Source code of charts
########

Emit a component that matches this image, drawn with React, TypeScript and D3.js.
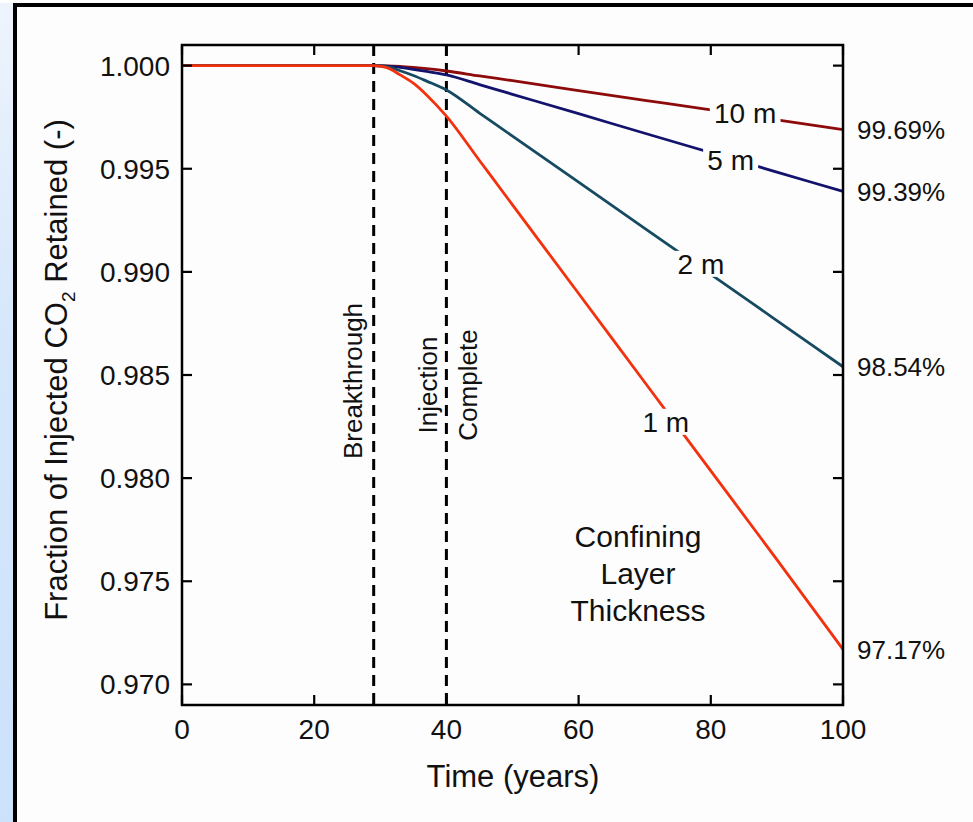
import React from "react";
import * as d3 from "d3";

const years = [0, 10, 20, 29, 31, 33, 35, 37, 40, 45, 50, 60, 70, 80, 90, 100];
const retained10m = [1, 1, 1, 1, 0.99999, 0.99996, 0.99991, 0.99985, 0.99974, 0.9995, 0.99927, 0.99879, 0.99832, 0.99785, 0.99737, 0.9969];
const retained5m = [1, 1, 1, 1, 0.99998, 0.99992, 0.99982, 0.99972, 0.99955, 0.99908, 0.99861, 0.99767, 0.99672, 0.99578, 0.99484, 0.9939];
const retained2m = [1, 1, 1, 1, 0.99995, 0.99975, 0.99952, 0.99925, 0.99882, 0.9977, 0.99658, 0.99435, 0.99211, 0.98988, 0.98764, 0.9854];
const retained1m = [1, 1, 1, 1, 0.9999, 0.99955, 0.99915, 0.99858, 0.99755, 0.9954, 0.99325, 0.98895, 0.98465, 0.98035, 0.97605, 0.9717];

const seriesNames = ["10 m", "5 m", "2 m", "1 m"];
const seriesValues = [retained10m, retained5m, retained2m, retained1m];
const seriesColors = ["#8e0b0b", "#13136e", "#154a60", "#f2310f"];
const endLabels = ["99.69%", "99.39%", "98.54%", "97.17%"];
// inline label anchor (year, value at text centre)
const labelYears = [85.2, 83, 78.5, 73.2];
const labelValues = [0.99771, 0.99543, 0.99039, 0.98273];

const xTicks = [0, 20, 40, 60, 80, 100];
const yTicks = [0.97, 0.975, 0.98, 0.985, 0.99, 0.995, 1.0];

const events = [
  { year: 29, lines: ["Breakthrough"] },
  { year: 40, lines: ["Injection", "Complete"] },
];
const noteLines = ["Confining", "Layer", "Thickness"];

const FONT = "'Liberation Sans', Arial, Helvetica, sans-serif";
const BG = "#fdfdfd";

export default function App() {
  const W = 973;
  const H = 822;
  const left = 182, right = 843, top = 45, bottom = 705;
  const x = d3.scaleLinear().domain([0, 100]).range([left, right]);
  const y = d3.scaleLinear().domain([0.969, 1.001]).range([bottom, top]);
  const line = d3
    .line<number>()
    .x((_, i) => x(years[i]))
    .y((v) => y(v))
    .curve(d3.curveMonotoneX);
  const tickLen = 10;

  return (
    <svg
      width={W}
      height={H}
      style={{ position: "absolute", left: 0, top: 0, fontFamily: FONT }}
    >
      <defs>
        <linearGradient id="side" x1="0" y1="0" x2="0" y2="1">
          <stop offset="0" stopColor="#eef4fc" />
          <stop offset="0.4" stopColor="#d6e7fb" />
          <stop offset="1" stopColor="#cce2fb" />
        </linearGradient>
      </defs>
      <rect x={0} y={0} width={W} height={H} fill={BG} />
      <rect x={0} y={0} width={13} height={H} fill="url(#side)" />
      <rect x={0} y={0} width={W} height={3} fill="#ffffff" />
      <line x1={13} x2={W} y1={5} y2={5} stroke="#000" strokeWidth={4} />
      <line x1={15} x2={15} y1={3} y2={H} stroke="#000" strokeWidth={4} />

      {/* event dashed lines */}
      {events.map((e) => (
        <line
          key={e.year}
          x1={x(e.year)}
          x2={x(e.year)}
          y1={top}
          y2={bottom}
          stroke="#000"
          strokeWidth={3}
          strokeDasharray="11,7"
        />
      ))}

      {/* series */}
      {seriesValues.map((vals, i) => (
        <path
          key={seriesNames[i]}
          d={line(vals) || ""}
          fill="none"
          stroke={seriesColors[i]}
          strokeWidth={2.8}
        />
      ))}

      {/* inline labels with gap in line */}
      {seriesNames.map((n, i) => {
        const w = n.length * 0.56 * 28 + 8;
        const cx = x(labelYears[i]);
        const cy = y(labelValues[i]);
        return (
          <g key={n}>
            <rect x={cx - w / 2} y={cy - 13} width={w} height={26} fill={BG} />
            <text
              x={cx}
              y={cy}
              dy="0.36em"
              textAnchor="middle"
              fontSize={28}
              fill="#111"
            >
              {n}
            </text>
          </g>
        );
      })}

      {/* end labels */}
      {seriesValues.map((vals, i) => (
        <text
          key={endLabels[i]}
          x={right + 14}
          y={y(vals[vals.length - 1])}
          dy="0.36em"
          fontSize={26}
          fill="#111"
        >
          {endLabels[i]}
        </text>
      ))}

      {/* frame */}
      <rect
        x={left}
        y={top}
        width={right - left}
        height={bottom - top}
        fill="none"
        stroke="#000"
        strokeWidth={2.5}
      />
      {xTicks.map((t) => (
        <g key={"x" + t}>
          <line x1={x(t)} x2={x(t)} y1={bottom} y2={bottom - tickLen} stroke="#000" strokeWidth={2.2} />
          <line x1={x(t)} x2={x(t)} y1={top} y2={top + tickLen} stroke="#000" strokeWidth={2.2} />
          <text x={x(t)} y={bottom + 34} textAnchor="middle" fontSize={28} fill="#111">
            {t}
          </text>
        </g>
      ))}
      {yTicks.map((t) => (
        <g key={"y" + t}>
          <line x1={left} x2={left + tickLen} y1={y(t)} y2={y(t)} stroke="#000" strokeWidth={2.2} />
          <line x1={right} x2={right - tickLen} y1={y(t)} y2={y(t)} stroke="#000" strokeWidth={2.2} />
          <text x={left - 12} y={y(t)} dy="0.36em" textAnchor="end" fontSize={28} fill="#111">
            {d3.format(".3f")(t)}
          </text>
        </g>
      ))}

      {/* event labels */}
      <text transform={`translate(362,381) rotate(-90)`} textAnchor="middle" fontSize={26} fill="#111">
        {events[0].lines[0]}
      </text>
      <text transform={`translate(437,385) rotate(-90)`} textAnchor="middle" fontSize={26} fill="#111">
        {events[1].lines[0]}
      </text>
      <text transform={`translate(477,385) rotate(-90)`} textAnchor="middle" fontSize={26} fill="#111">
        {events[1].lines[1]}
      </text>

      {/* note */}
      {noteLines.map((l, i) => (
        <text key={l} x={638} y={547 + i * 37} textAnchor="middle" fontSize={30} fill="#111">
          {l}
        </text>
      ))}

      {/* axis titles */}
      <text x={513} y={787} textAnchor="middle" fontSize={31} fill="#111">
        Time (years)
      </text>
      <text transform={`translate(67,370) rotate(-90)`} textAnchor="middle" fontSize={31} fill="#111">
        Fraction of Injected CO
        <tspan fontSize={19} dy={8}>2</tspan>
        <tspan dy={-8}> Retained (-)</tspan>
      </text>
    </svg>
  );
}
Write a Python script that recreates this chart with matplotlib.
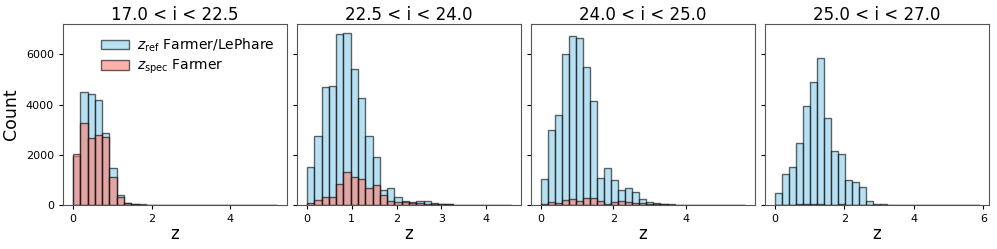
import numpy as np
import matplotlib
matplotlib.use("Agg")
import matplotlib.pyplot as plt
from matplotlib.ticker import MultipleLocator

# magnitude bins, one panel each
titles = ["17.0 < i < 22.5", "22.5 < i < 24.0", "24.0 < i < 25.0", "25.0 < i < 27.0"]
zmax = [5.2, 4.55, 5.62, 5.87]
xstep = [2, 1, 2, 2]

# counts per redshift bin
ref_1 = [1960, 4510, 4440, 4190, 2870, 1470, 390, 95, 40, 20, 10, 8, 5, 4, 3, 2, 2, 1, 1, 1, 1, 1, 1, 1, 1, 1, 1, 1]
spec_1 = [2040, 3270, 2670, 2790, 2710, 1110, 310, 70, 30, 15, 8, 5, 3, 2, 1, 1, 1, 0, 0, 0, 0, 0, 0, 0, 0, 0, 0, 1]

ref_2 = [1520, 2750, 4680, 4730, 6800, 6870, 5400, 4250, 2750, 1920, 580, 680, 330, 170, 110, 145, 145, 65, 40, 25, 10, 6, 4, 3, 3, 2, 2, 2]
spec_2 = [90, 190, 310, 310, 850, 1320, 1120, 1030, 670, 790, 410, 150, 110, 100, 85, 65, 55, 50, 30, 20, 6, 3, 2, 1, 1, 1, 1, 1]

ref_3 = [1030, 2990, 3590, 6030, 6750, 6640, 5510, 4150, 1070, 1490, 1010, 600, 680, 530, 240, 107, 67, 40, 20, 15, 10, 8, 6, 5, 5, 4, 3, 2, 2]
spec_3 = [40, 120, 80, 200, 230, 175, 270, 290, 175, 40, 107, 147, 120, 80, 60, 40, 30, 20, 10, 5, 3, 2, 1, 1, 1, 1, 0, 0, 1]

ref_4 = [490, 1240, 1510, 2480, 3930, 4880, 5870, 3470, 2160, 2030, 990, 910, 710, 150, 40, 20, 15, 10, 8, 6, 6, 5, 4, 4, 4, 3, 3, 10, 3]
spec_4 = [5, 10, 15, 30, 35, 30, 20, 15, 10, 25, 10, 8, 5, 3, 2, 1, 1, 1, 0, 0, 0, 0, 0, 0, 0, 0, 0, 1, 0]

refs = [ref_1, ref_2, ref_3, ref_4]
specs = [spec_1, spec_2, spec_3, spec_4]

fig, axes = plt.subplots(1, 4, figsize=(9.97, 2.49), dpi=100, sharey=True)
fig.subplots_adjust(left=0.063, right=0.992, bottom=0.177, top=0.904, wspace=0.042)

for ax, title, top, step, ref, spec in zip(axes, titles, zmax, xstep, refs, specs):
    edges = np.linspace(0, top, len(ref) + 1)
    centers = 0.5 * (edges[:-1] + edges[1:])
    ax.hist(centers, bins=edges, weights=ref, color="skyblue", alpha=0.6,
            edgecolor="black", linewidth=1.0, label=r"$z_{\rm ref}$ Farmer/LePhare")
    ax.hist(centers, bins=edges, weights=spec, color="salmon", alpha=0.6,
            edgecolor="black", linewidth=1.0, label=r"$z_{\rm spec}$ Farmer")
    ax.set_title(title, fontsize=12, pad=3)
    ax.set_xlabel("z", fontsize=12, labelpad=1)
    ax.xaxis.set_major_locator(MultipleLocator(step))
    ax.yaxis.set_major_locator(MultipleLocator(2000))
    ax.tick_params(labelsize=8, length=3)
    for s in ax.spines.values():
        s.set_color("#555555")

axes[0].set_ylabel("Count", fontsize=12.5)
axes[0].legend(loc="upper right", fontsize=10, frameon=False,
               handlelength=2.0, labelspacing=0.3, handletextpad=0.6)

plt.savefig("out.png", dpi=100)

########

→ DESCRIPTION OF THE TASK: Skip all pictures and retype only the stretch from the line that holds "Write a Python" through the line that holds "2, 1, 1, 1, 1, 1]", exactly as written.

→ COMPLETE ANSWER:
Write a Python script that recreates this chart with matplotlib.
import numpy as np
import matplotlib
matplotlib.use("Agg")
import matplotlib.pyplot as plt
from matplotlib.ticker import MultipleLocator

# magnitude bins, one panel each
titles = ["17.0 < i < 22.5", "22.5 < i < 24.0", "24.0 < i < 25.0", "25.0 < i < 27.0"]
zmax = [5.2, 4.55, 5.62, 5.87]
xstep = [2, 1, 2, 2]

# counts per redshift bin
ref_1 = [1960, 4510, 4440, 4190, 2870, 1470, 390, 95, 40, 20, 10, 8, 5, 4, 3, 2, 2, 1, 1, 1, 1, 1, 1, 1, 1, 1, 1, 1]
spec_1 = [2040, 3270, 2670, 2790, 2710, 1110, 310, 70, 30, 15, 8, 5, 3, 2, 1, 1, 1, 0, 0, 0, 0, 0, 0, 0, 0, 0, 0, 1]

ref_2 = [1520, 2750, 4680, 4730, 6800, 6870, 5400, 4250, 2750, 1920, 580, 680, 330, 170, 110, 145, 145, 65, 40, 25, 10, 6, 4, 3, 3, 2, 2, 2]
spec_2 = [90, 190, 310, 310, 850, 1320, 1120, 1030, 670, 790, 410, 150, 110, 100, 85, 65, 55, 50, 30, 20, 6, 3, 2, 1, 1, 1, 1, 1]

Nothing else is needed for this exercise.